Ruido. Hay demasiado ruido. A tu alrededor, todo cuanto te rodea, ruido. Oscuridad, voces que hablan y no dicen nada. Escucho entre el alboroto el latir de mi corazón a ritmo de redoble sordo, y es en ese momento cuando un campanario puntual con la historia deja muda a la Cieza habladora de corrillos y plazas; ese campanario que se ve desde la distancia, y que marca el recorrido cuando por tus calles avanzas. Es el día en el que los sueños se van cumpliendo a cada esquina: Jueves Santo en Cieza, y a las doce de la noche, entre la oscuridad y el silencio, caminan las almas que buscan luz en tu interior, porque el corazón no necesita ver para creer.

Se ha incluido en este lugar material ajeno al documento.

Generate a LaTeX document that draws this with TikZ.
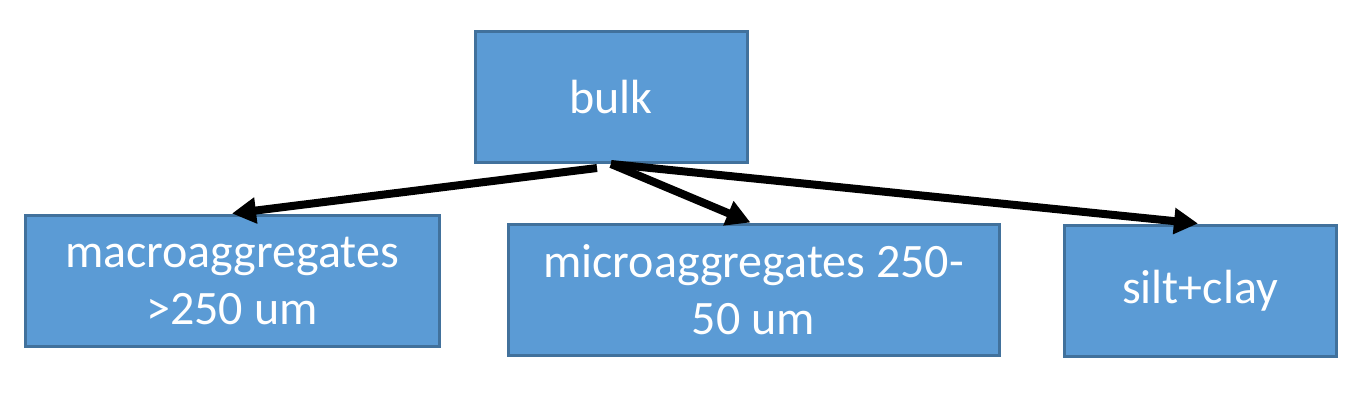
\documentclass[tikz,border=0pt]{standalone}
\usepackage{fontspec}
\setmainfont{Carlito}
\usetikzlibrary{arrows.meta}
\definecolor{boxblue}{HTML}{5B9BD5}
\definecolor{boxedge}{HTML}{41719C}
\begin{document}
\begin{tikzpicture}[x=1pt, y=-1pt,
  main/.style = {draw=boxedge, fill=boxblue, line width=3pt, text=white,
    font=\fontsize{48}{57}\selectfont, align=center, minimum height=131pt, inner sep=0pt},
  link/.style = {line width=8pt, -{Triangle[length=24pt,width=25pt]}}]
\useasboundingbox (0,0) rectangle (1365,405);
%\node[parameter] (nodeID) at (x,y) {label};
\node[main, minimum width=272pt] (bulk) at (611,97) {bulk};
\node[main, minimum width=414pt] (macro) at (232,280.5) {macroaggregates\\>250 um};
\node[main, minimum width=491pt] (micro) at (753.5,289.5) {microaggregates 250-\\50 um};
\node[main, minimum width=272pt] (silt) at (1200,290.5) {silt+clay};
\draw[link] ([xshift=-14pt,yshift=-4pt]bulk.south) -- (macro.north);
\draw[link] (bulk.south) -- ([xshift=-3pt]micro.north);
\draw[link] (bulk.south) -- ([xshift=-2pt]silt.north);
\end{tikzpicture}
\end{document}
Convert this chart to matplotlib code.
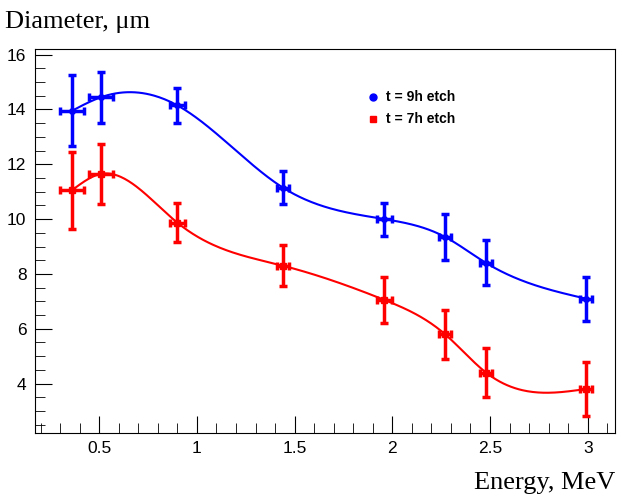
import numpy as np
import matplotlib
matplotlib.use("Agg")
import matplotlib.pyplot as plt
from matplotlib.ticker import MultipleLocator

# energy points, MeV
energy = [0.36, 0.51, 0.90, 1.44, 1.96, 2.27, 2.48, 2.99]
energy_err = [0.06, 0.06, 0.04, 0.03, 0.04, 0.03, 0.03, 0.03]

# t = 9h etch
d9 = [13.95, 14.45, 14.15, 11.15, 10.0, 9.35, 8.4, 7.1]
d9_err = [1.3, 0.93, 0.63, 0.6, 0.6, 0.85, 0.82, 0.8]

# t = 7h etch
d7 = [11.05, 11.65, 9.87, 8.3, 7.05, 5.8, 4.4, 3.8]
d7_err = [1.4, 1.1, 0.7, 0.75, 0.85, 0.9, 0.9, 1.0]


def spline(x, y, n=400):
    # natural cubic spline through the points
    x = np.asarray(x, float)
    y = np.asarray(y, float)
    m = len(x)
    h = np.diff(x)
    A = np.zeros((m, m))
    b = np.zeros(m)
    A[0, 0] = A[-1, -1] = 1
    for i in range(1, m - 1):
        A[i, i - 1] = h[i - 1]
        A[i, i] = 2 * (h[i - 1] + h[i])
        A[i, i + 1] = h[i]
        b[i] = 6 * ((y[i + 1] - y[i]) / h[i] - (y[i] - y[i - 1]) / h[i - 1])
    M = np.linalg.solve(A, b)
    xs = np.linspace(x[0], x[-1], n)
    idx = np.clip(np.searchsorted(x, xs) - 1, 0, m - 2)
    x0, x1 = x[idx], x[idx + 1]
    hh = x1 - x0
    ys = (M[idx] * (x1 - xs) ** 3 / (6 * hh) + M[idx + 1] * (xs - x0) ** 3 / (6 * hh)
          + (y[idx] / hh - M[idx] * hh / 6) * (x1 - xs)
          + (y[idx + 1] / hh - M[idx + 1] * hh / 6) * (xs - x0))
    return xs, ys


fig = plt.figure(figsize=(6.2, 4.97), dpi=100)
ax = fig.add_axes([0.056, 0.129, 0.936, 0.772])

for yv, ye, col, mk, lab in [(d9, d9_err, "#0000ff", "o", "t = 9h etch"),
                             (d7, d7_err, "#ff0000", "s", "t = 7h etch")]:
    xs, ys = spline(energy, yv)
    ax.plot(xs, ys, color=col, lw=1.5)
    ax.errorbar(energy, yv, yerr=ye, xerr=energy_err, fmt=mk, color=col,
                ms=4, elinewidth=2.5, capsize=3, capthick=2.5, label=lab)

ax.set_xlim(0.17, 3.14)
ax.set_ylim(2.2, 16.2)
ax.xaxis.set_major_locator(MultipleLocator(0.5))
ax.xaxis.set_minor_locator(MultipleLocator(0.1))
ax.yaxis.set_major_locator(MultipleLocator(2))
ax.yaxis.set_minor_locator(MultipleLocator(0.5))
ax.tick_params(which="both", direction="in", top=False, right=False,
               labelsize=12.5, pad=6)
ax.tick_params(which="major", length=12)
ax.tick_params(which="minor", length=7)
ax.xaxis.set_major_formatter(plt.FuncFormatter(lambda v, p: f"{v:g}"))
for lbl in ax.get_xticklabels() + ax.get_yticklabels():
    lbl.set_fontfamily("Liberation Sans")

fig.text(0.008, 0.955, "Diameter, \u03bcm", family="Liberation Serif", fontsize=19,
         ha="left", va="center")
fig.text(0.992, 0.028, "Energy, MeV", family="Liberation Serif", fontsize=19,
         ha="right", va="center")

# legend, drawn by hand like the ROOT one
fig.text(386 / 620, 1 - 97 / 497, "t = 9h etch", family="Liberation Sans",
         fontweight="bold", fontsize=10, va="center")
fig.text(386 / 620, 1 - 119 / 497, "t = 7h etch", family="Liberation Sans",
         fontweight="bold", fontsize=10, va="center")
fig.lines.append(plt.Line2D([373 / 620], [1 - 97 / 497], marker="o", ms=5,
                            color="#0000ff", transform=fig.transFigure))
fig.lines.append(plt.Line2D([373 / 620], [1 - 119 / 497], marker="s", ms=5,
                            color="#ff0000", transform=fig.transFigure))

fig.savefig("out.png", dpi=100)
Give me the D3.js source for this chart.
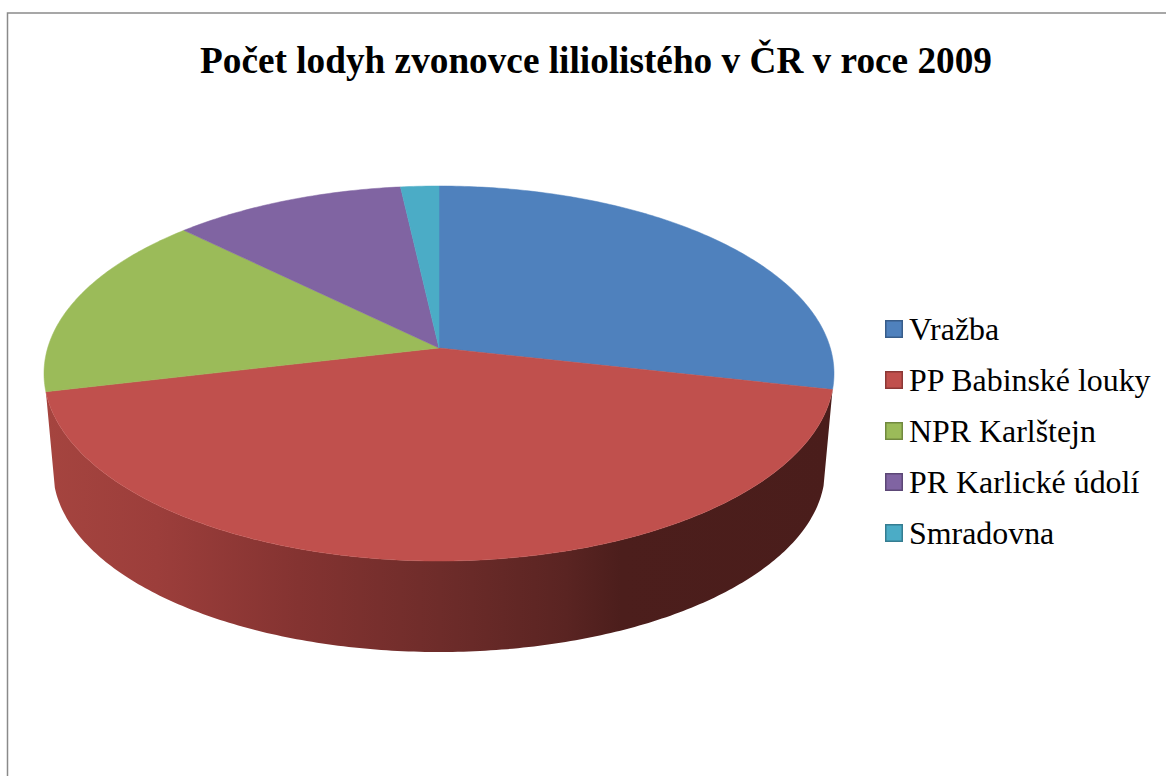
<!DOCTYPE html>
<html><head><meta charset="utf-8">
<script src="https://cdn.jsdelivr.net/npm/d3@7/dist/d3.min.js"></script>
<style>html,body{margin:0;padding:0;background:#fff}svg{display:block}</style>
</head><body><svg id="c" width="1166" height="776"></svg>
<script>
const title = "Počet lodyh zvonovce liliolistého v ČR v roce 2009";
const categories = ["Vražba","PP Babinské louky","NPR Karlštejn","PR Karlické údolí","Smradovna"];
const values = [1600,2400,900,610,100];
const colors = ["#4f81bd","#c0504d","#9bbb59","#8064a2","#4bacc6"];
const swatchBorders = ["#385d8a","#8c3836","#71893f","#5c4776","#357d91"];

const svg = d3.select("#c");
const W = 1166, H = 776;
svg.append("rect").attr("width",W).attr("height",H).attr("fill","#fff");
svg.append("path").attr("d",`M7.5 ${H} V13 H${W} `).attr("fill","none").attr("stroke","#8a8a8a").attr("stroke-width",1.5);

svg.append("text").attr("x",596).attr("y",73).attr("text-anchor","middle")
  .attr("font-family","Liberation Serif").attr("font-weight","bold").attr("font-size",37.25).attr("fill","#000").text(title);

// geometry of the tilted pie
const top_ = {cx:439, cy:373.5, rx:395, ry:187.5};
const low  = {cx:439, cy:470, rx:386, ry:182};
const apexShift = -0.136;
function proj(theta, e){
  const u = Math.sin(theta), v = -Math.cos(theta);
  const a = apexShift, d = 1 + a*v;
  return [e.cx + e.rx*u*Math.sqrt(1-a*a)/d, e.cy + e.ry*(v+a)/d];
}
const apex = [top_.cx, top_.cy + top_.ry*apexShift];
const arcs = d3.pie().sort(null).value(d=>d)(values);
const line = d3.line();
const samples = (a0,a1) => { const n = Math.max(4,Math.ceil((a1-a0)*80)); return d3.range(n+1).map(i=>a0+(a1-a0)*i/n); };

// side wall of the large front slice
const defs = svg.append("defs");
const grad = defs.append("linearGradient").attr("id","wall").attr("gradientUnits","userSpaceOnUse")
  .attr("x1",47).attr("x2",833).attr("y1",0).attr("y2",0);
[[0,"#a5443f"],[0.14,"#9c3e3b"],[0.32,"#843331"],[0.5,"#6e2c2a"],[0.66,"#5a2422"],[0.73,"#4c1e1c"],[1,"#4a1d1b"]]
  .forEach(s=>grad.append("stop").attr("offset",s[0]).attr("stop-color",s[1]));
const front = arcs[1];
const ts = samples(front.startAngle, front.endAngle);
svg.append("path").attr("d", line(ts.map(t=>proj(t,top_)).concat(ts.slice().reverse().map(t=>proj(t,low))))+"Z")
  .attr("fill","url(#wall)");

// top faces
svg.selectAll("path.slice").data(arcs).join("path").attr("class","slice")
  .attr("d",d=>line([apex,...samples(d.startAngle,d.endAngle).map(t=>proj(t,top_))])+"Z")
  .attr("fill",(d,i)=>colors[i]).attr("stroke",(d,i)=>colors[i]).attr("stroke-width",0.5);

// legend
const yRow = d3.scalePoint().domain(categories).range([329,533]);
const leg = svg.selectAll("g.leg").data(categories).join("g").attr("class","leg")
  .attr("transform",d=>`translate(885,${yRow(d)})`);
leg.append("rect").attr("x",0.75).attr("y",-8.25).attr("width",16.5).attr("height",16.5)
  .attr("fill",(d,i)=>colors[i]).attr("stroke",(d,i)=>swatchBorders[i]).attr("stroke-width",1.5);
leg.append("text").attr("x",24).attr("y",11).attr("font-family","Liberation Serif").attr("font-size",31.9).attr("fill","#000").text(d=>d);
</script></body></html>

Guardo en la mirada silencios llenos de ti. ¿Es tu sombra la que persigo, o en la oscuridad de Cadenas me refugio de tu luz aunque no lo consigo? Sigo aprendiendo a escuchar el silencio… Y no pude encontrar un silencio mayor que aquel que perdí en el Callejón de la hoz aquella madrugada. Después de tanto encontrarnos, por fin nos buscamos. Jamás hablaron de tiempo mis sueños, pero ahí estás, empujado hacia delante por tus anderos, atravesando el silencio, la calle y la historia; atravesándome el pecho con la verdad de los que a mi lado luchan y consiguen la Victoria. Señor y hermano siempre de la Agonía, que la primavera y los años te cuiden tanto como tú a tus hijos desde el tiempo y la lejanía.